The Antrim-born woman was given the honour at a ceremony in Bilbao on Monday night, due to her work at her debut restaurant, Core by Clare Smyth, in London's Notting Hill.
Meanwhile, Italian chef Massimo Bottura's Osteria Francescana was named the best restaurant in the world for a second time.
While chef Joan Roca's El Celler de Can Roca in Girona, Spain, came second and Mauro Colagreco's Mirazur restaurant in Menton, France, came third.
In 2007, Smyth became the first and only female head chef in the UK to secure three Michelin stars.
She grew up on a farm near Bushmills, left school at 16, studied catering at Highbury College in Portsmouth, and then quickly honed her craft in kitchens in the UK and the US.
Leaving Northern Ireland at the age of 16, Clare worked in some of the most celebrated kitchens in the world, before opening her own modern fine dining restaurant last year where dinner can cost £150 a head.
She worked at Terence Conran's Michelin House restaurant, the French Laundry in California, Per Se in New York, Alain Ducasse's renowned Le Louis XV in Monte Carlo and Restaurant Gordon Ramsey for more than 13 years.
She was awarded the Michelin stars at Restaurant Gordon Ramsay.

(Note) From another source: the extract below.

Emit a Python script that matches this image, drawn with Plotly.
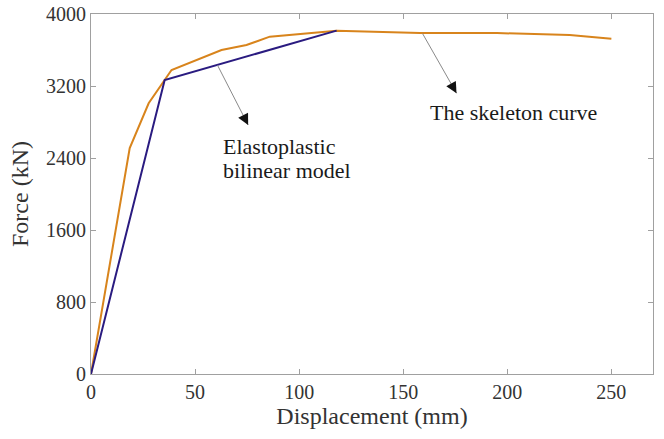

Previously, Smyth spoke about how the increased presence of female chefs makes kitchens better places.
"It makes it a much more pleasant environment to work in," she said. "But you can go too far the other way, with too many women. It's better to have a good balance, as in any working environment."
She said she resisted the label of 'female chef' for a long time, wanting to be known for her talent rather than her gender.
"I never wanted to be separated," she said.
"But as I've grown up I do understand the importance of having someone at the top of the industry who you can recognise yourself in, and say 'if that person can do it, I can do it'."
Clare - who prepared a sit-down dinner for the select 200 guests at the wedding of the new Duke and Duchess of Sussex - said to separate male and female chefs "for me is strange, but we don't see enough women coming through at the top and we need to do something about it".
"I would love to see very soon that we don't need gender-specific awards because women will have recognition and there will be a balance in the industry," she said.
"Hopefully we'll see plenty of women on the 50 best list and there won't be a need for that award."
As to why there aren't more female chefs in the industry, Clare also previously said she simply doesn't know.
"The working environment is way better now, for everyone, so being a chef is a much more attractive profession - and a much more professional profession too," she says.
"It's people's choice whether they want to go into it, but there's nothing to stop them doing it if they choose to."